Slow Food activists will plant organic flowering shrubs or trees to support clean pollinator forage. Slowfood.com will kick off the buzz online using hashtags #onetreeforahive , #plantoneforpollinators and #slowtreesforbees . The UN’s Food and Agriculture Organization reports today’s species are facing extinction rates 100 to 1,000 times higher than normal due to human impacts. “We know that you cannot have healthy pollinators if you do not have ample organic flowers for the entire growing season, that is why we call people to act,” say beekeeper Jennifer Holmes, of Slow Food International.
GET READY, SET — GROW!
It’s the most wonderful time of the year for gardeners — this holiday weekend is the busiest gardening weekend.
“Our research shows that 35% of Canadians are planning on adding flowers and 42% are planning to grow fruit and vegetable gardens this year,” says gardening guru Mark Beaty. Beautifying home exteriors and eating locally grown foods are feeding the stats.
The planting business has grown by 40% in the past five years, and annuals are top sellers representing 65% of plants sold at this time of year.
According to Beaty, gardening expert for Home Depot, the big trends for this growing season include:
- Tropical flowers and tropical foliage you might normally see inside are now moving outside. Put tropical plants in containers and planters around the patio or pool for a great look. It’s harder to have them flourish when they go into garden beds.
- White blossoms are big, especially in Toronto and Vancouver, such as jasmine, impatiens and geraniums, and bi-colour/multicolour flowers, such as Calibrachoa.
- Pollinator plant and flower environments and community-wide planting initiatives are blossoming.

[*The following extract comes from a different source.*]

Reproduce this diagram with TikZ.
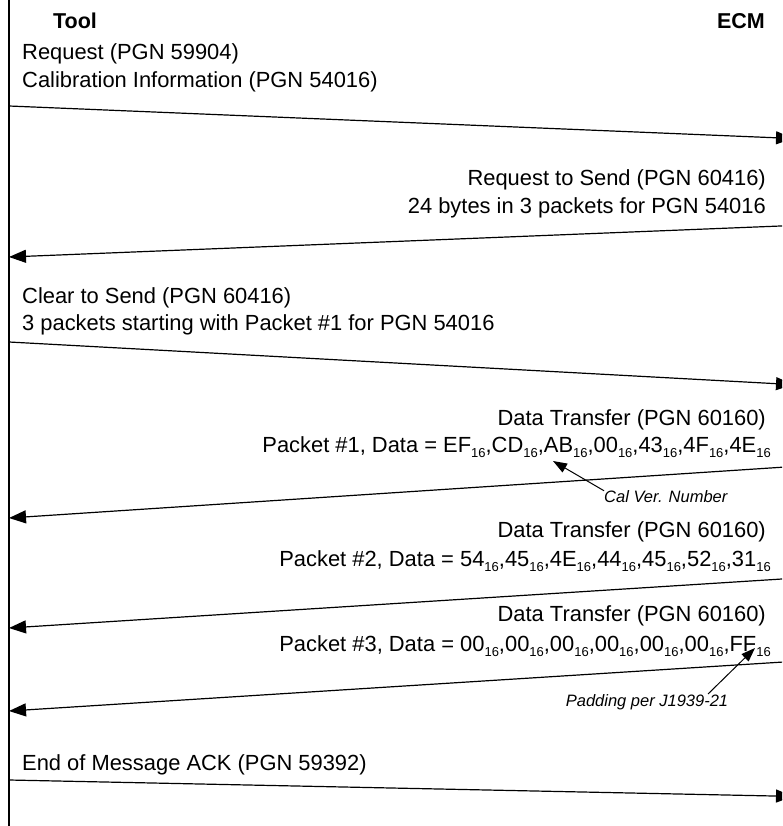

- Purple is the most popular selling annual, followed by pink. Then comes red, and that’s predominantly in geraniums. Actually geraniums rule followed by the gerbera, petunia, impatiens and begonia. Meanwhile, there’s no better time than now to discover your green thumb. Beaty offers these tips for beginners:
- Choose the garden space based on how much sun it receives. Ideally, it should receive six hours of sun exposure.
- tart with the proper garden soil as opposed to a topsoil.
- Use plant food to give your garden the best chance of flourishing.
- Be aware of the water requirements. Outdoor gardens and planters need to be checked at least every other day and watered regularly.
Review the plant tags at the store to ensure you’re choosing the right plant for your space. Some plants require more space between them than others.